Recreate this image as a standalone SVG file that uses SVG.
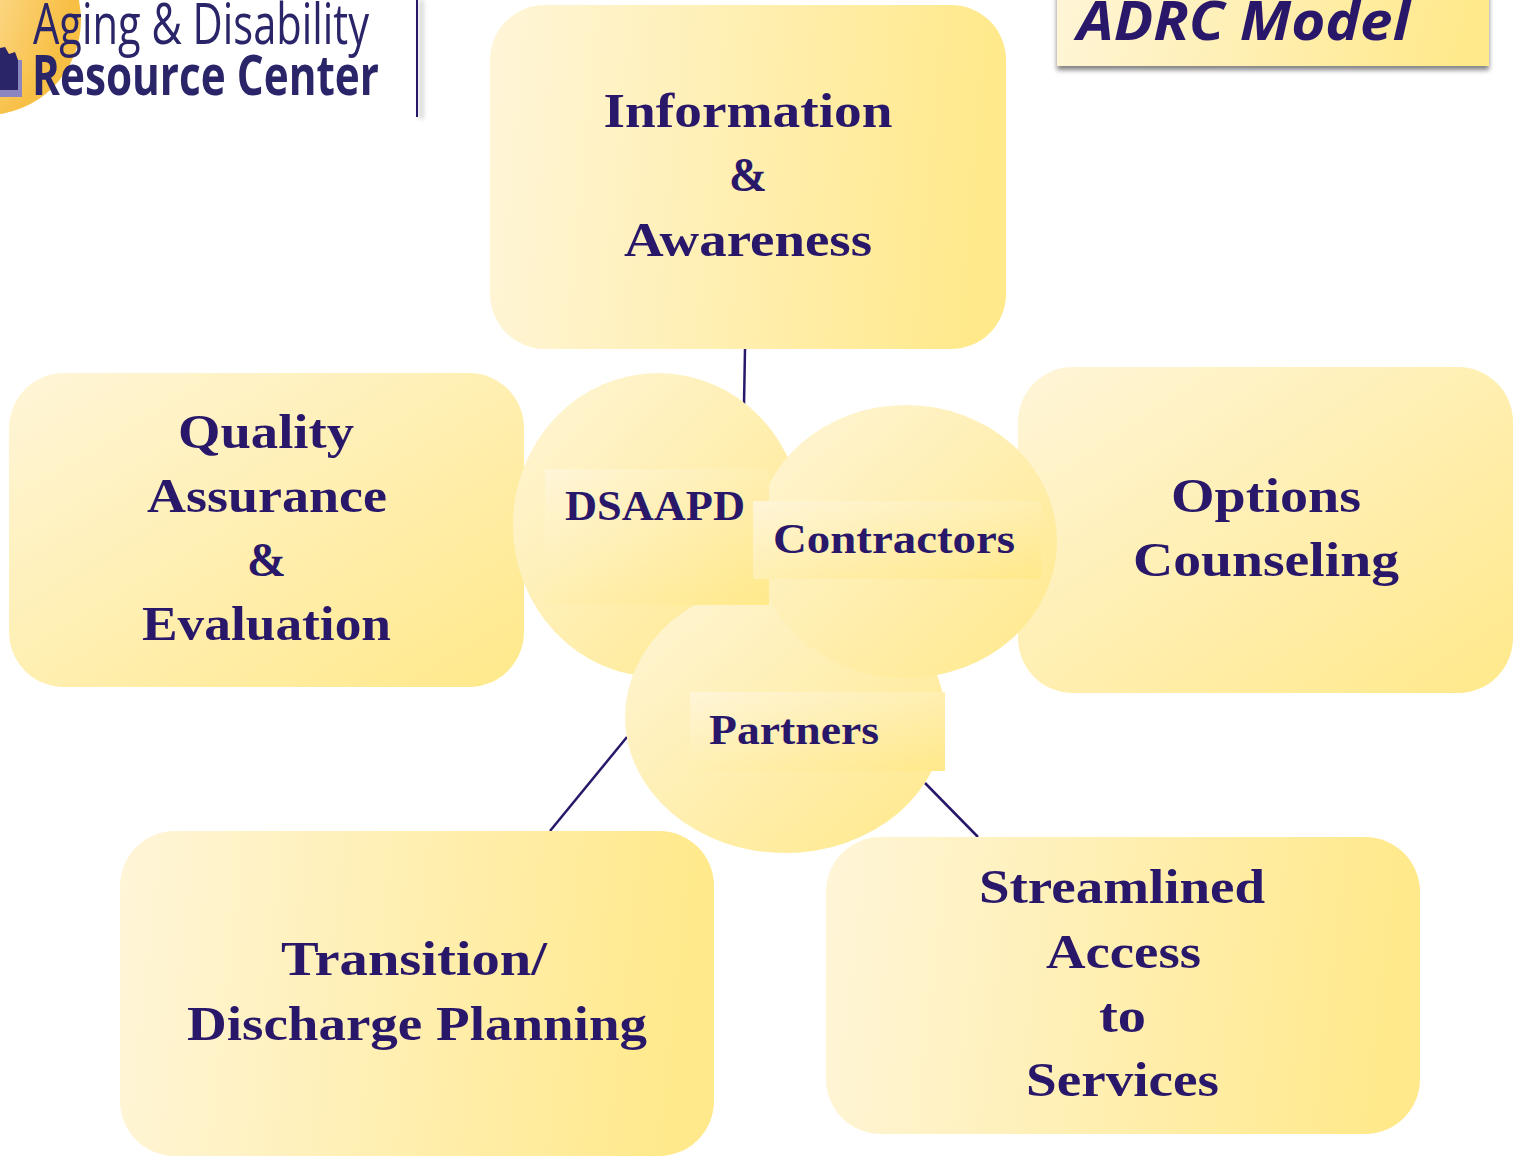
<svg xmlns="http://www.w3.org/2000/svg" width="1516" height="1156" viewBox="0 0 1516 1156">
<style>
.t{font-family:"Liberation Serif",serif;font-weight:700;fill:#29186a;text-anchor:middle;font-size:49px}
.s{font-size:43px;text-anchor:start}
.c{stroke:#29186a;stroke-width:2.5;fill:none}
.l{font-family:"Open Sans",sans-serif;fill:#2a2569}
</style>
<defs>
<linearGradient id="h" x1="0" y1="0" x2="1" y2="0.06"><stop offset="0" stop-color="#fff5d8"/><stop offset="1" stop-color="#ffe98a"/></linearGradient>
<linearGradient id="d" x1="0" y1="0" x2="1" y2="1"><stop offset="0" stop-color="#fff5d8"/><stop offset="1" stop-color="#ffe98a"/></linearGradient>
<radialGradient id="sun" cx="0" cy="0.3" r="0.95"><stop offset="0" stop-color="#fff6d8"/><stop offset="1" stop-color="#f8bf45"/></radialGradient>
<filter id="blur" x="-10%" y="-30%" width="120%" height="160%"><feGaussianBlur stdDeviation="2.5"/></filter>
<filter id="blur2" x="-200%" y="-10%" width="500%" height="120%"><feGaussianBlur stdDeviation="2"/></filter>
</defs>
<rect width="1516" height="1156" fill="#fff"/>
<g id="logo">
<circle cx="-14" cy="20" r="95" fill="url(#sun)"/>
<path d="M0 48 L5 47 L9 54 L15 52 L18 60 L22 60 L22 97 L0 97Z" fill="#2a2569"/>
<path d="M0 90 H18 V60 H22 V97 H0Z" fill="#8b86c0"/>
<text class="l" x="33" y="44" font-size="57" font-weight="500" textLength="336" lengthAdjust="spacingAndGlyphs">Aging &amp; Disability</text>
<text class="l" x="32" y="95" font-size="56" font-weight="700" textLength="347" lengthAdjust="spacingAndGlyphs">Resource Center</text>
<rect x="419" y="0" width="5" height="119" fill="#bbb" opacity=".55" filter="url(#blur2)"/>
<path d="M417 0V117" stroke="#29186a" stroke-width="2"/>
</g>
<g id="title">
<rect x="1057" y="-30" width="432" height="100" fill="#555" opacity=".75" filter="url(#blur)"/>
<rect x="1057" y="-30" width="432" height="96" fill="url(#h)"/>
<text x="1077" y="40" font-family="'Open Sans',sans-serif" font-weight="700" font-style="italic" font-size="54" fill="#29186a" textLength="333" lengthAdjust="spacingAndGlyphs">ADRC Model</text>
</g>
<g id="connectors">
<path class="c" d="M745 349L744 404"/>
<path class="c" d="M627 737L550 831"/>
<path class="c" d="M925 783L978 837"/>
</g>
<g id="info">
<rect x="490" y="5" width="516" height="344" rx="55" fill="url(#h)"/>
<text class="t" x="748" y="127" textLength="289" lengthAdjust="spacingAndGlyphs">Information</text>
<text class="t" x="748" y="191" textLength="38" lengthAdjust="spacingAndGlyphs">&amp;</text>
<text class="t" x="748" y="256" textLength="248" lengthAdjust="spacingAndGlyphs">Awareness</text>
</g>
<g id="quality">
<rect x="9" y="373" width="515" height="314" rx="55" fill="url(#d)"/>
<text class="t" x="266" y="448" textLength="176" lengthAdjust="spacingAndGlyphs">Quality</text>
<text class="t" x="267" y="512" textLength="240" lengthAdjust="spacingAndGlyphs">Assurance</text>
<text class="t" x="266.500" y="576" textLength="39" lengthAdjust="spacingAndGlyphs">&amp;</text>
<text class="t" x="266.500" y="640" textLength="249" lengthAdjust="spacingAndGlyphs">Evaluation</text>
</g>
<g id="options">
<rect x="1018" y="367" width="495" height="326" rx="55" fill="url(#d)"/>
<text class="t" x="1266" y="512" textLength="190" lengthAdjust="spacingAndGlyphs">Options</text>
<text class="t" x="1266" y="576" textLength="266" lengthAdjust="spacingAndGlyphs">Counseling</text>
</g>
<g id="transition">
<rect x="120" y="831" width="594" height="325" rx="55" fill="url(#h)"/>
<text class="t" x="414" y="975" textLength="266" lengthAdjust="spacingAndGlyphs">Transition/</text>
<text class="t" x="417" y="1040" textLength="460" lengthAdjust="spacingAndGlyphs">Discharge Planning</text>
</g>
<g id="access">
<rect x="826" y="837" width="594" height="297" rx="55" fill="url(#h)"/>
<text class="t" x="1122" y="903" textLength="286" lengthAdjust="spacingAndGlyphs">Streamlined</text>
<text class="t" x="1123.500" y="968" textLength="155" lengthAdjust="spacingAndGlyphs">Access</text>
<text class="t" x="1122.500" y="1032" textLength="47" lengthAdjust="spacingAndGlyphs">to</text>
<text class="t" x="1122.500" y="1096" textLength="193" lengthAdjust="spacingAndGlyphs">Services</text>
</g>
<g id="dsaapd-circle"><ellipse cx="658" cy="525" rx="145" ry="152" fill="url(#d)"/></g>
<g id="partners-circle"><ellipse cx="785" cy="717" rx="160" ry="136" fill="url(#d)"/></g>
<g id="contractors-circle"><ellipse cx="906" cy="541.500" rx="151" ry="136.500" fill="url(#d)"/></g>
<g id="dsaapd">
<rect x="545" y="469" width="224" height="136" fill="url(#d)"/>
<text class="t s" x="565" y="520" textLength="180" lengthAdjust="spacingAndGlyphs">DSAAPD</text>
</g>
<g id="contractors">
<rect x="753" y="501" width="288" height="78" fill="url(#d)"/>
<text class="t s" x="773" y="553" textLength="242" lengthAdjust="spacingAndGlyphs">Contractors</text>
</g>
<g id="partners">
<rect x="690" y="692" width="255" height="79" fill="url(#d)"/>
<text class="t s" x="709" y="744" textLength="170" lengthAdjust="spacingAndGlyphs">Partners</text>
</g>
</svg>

◆ Goal ◆
Print out the material word for word, omitting the pictures.

◆ Exercise answer ◆
Recreate this image as a standalone SVG file that uses SVG.
<svg xmlns="http://www.w3.org/2000/svg" width="1516" height="1156" viewBox="0 0 1516 1156">
<style>
.t{font-family:"Liberation Serif",serif;font-weight:700;fill:#29186a;text-anchor:middle;font-size:49px}
.s{font-size:43px;text-anchor:start}
.c{stroke:#29186a;stroke-width:2.5;fill:none}
.l{font-family:"Open Sans",sans-serif;fill:#2a2569}
</style>
<defs>
<linearGradient id="h" x1="0" y1="0" x2="1" y2="0.06"><stop offset="0" stop-color="#fff5d8"/><stop offset="1" stop-color="#ffe98a"/></linearGradient>
<linearGradient id="d" x1="0" y1="0" x2="1" y2="1"><stop offset="0" stop-color="#fff5d8"/><stop offset="1" stop-color="#ffe98a"/></linearGradient>
<radialGradient id="sun" cx="0" cy="0.3" r="0.95"><stop offset="0" stop-color="#fff6d8"/><stop offset="1" stop-color="#f8bf45"/></radialGradient>
<filter id="blur" x="-10%" y="-30%" width="120%" height="160%"><feGaussianBlur stdDeviation="2.5"/></filter>
<filter id="blur2" x="-200%" y="-10%" width="500%" height="120%"><feGaussianBlur stdDeviation="2"/></filter>
</defs>
<rect width="1516" height="1156" fill="#fff"/>
<g id="logo">
<circle cx="-14" cy="20" r="95" fill="url(#sun)"/>
<path d="M0 48 L5 47 L9 54 L15 52 L18 60 L22 60 L22 97 L0 97Z" fill="#2a2569"/>
<path d="M0 90 H18 V60 H22 V97 H0Z" fill="#8b86c0"/>
<text class="l" x="33" y="44" font-size="57" font-weight="500" textLength="336" lengthAdjust="spacingAndGlyphs">Aging &amp; Disability</text>
<text class="l" x="32" y="95" font-size="56" font-weight="700" textLength="347" lengthAdjust="spacingAndGlyphs">Resource Center</text>
<rect x="419" y="0" width="5" height="119" fill="#bbb" opacity=".55" filter="url(#blur2)"/>
<path d="M417 0V117" stroke="#29186a" stroke-width="2"/>
</g>
<g id="title">
<rect x="1057" y="-30" width="432" height="100" fill="#555" opacity=".75" filter="url(#blur)"/>
<rect x="1057" y="-30" width="432" height="96" fill="url(#h)"/>
<text x="1077" y="40" font-family="'Open Sans',sans-serif" font-weight="700" font-style="italic" font-size="54" fill="#29186a" textLength="333" lengthAdjust="spacingAndGlyphs">ADRC Model</text>
</g>
<g id="connectors">
<path class="c" d="M745 349L744 404"/>
<path class="c" d="M627 737L550 831"/>
<path class="c" d="M925 783L978 837"/>
</g>
<g id="info">
<rect x="490" y="5" width="516" height="344" rx="55" fill="url(#h)"/>
<text class="t" x="748" y="127" textLength="289" lengthAdjust="spacingAndGlyphs">Information</text>
<text class="t" x="748" y="191" textLength="38" lengthAdjust="spacingAndGlyphs">&amp;</text>
<text class="t" x="748" y="256" textLength="248" lengthAdjust="spacingAndGlyphs">Awareness</text>
</g>
<g id="quality">
<rect x="9" y="373" width="515" height="314" rx="55" fill="url(#d)"/>
<text class="t" x="266" y="448" textLength="176" lengthAdjust="spacingAndGlyphs">Quality</text>
<text class="t" x="267" y="512" textLength="240" lengthAdjust="spacingAndGlyphs">Assurance</text>
<text class="t" x="266.500" y="576" textLength="39" lengthAdjust="spacingAndGlyphs">&amp;</text>
<text class="t" x="266.500" y="640" textLength="249" lengthAdjust="spacingAndGlyphs">Evaluation</text>
</g>
<g id="options">
<rect x="1018" y="367" width="495" height="326" rx="55" fill="url(#d)"/>
<text class="t" x="1266" y="512" textLength="190" lengthAdjust="spacingAndGlyphs">Options</text>
<text class="t" x="1266" y="576" textLength="266" lengthAdjust="spacingAndGlyphs">Counseling</text>
</g>
<g id="transition">
<rect x="120" y="831" width="594" height="325" rx="55" fill="url(#h)"/>
<text class="t" x="414" y="975" textLength="266" lengthAdjust="spacingAndGlyphs">Transition/</text>
<text class="t" x="417" y="1040" textLength="460" lengthAdjust="spacingAndGlyphs">Discharge Planning</text>
</g>
<g id="access">
<rect x="826" y="837" width="594" height="297" rx="55" fill="url(#h)"/>
<text class="t" x="1122" y="903" textLength="286" lengthAdjust="spacingAndGlyphs">Streamlined</text>
<text class="t" x="1123.500" y="968" textLength="155" lengthAdjust="spacingAndGlyphs">Access</text>
<text class="t" x="1122.500" y="1032" textLength="47" lengthAdjust="spacingAndGlyphs">to</text>
<text class="t" x="1122.500" y="1096" textLength="193" lengthAdjust="spacingAndGlyphs">Services</text>
</g>
<g id="dsaapd-circle"><ellipse cx="658" cy="525" rx="145" ry="152" fill="url(#d)"/></g>
<g id="partners-circle"><ellipse cx="785" cy="717" rx="160" ry="136" fill="url(#d)"/></g>
<g id="contractors-circle"><ellipse cx="906" cy="541.500" rx="151" ry="136.500" fill="url(#d)"/></g>
<g id="dsaapd">
<rect x="545" y="469" width="224" height="136" fill="url(#d)"/>
<text class="t s" x="565" y="520" textLength="180" lengthAdjust="spacingAndGlyphs">DSAAPD</text>
</g>
<g id="contractors">
<rect x="753" y="501" width="288" height="78" fill="url(#d)"/>
<text class="t s" x="773" y="553" textLength="242" lengthAdjust="spacingAndGlyphs">Contractors</text>
</g>
<g id="partners">
<rect x="690" y="692" width="255" height="79" fill="url(#d)"/>
<text class="t s" x="709" y="744" textLength="170" lengthAdjust="spacingAndGlyphs">Partners</text>
</g>
</svg>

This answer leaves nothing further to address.